Weakening the Constitution to Go to War in Syria is a Terrible Idea

Despite President Trump’s calls during the campaign to pull back from the Middle East and more recent statements that he’s ready pack up and go home from Syria “very soon,” he nonetheless ordered missile strikes in Syria, ostensibly in response to reports that Assad killed civilians with chemical weapons.
President Trump’s announcement that the United States, France and Britain had launched airstrikes against Syria in response to a chemical weapons attack might have surprised the people who listened to him campaigning in 2016, when he repeatedly critiqued “stupid” Middle Eastern interventions.
In this, President Trump and his predecessor have something in common: Both he and President Obama came into office promising to change America’s foreign policy, but when faced with crises, both yielded to pressure to intervene. This bias toward action is one of the biggest problems in American foreign policy. It produces poorly thought-out interventions and, sometimes, disastrous long-term consequences.
President Trump’s previous strikes in Syria garnered bipartisan praise from the Washington establishment, praise that the president craves. Yet military action in Syria will not benefit national interests, and may draw the U.S. further into a quagmire there is no easy route out of.
Two days after President Trump declared “Mission Accomplished” on the latest round of missile strikes against Syria, a bipartisan group of senators unveiled legislation intended to reassert Congress’s relevance to the wars we fight. But the new Authorization for the Use of Military Force, introduced by Bob Corker, the Senate Foreign Relations Committee Chairman, and the Democrat Tim Kaine, may end up doing the opposite.
Senator Kaine is right that, as he said in a speech about the bill, “for too long Congress has given presidents a blank check to wage war.” The 2001 authorization, passed three days after the Sept. 11 attacks and aimed at the perpetrators of those attacks, has done just that. Three presidents in a row have warped its limited authority into an enabling act for globe-spanning presidential war.
The Corker-Kaine resolution won’t bring an end to the Forever War; it will institutionalize it. Instead of ratifying war powers that three presidents in a row have seized illegally, Congress should repeal — and not replace — the 2001 legislation.
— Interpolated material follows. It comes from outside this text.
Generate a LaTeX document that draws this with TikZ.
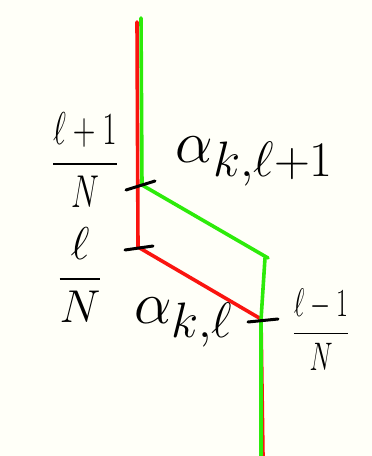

In authorizing the use of force against a list of terrorist organizations and their affiliates, the bill states that it “establishes rigorous congressional oversight,” “improves transparency” and ensures “regular congressional review and debate.” Such transparency requirements are an improvement over the status quo. But the bill also turns the constitutional warmaking process upside down.
Our Constitution was designed to make war difficult, requiring the assent of both houses and the president. The bill essentially changes that by merely requiring “regular congressional review” of presidential warmaking and requires reauthorization every four years; meanwhile, choosing new enemies, in new countries, is the president’s call, unless Congress can assemble a veto-proof majority to check him.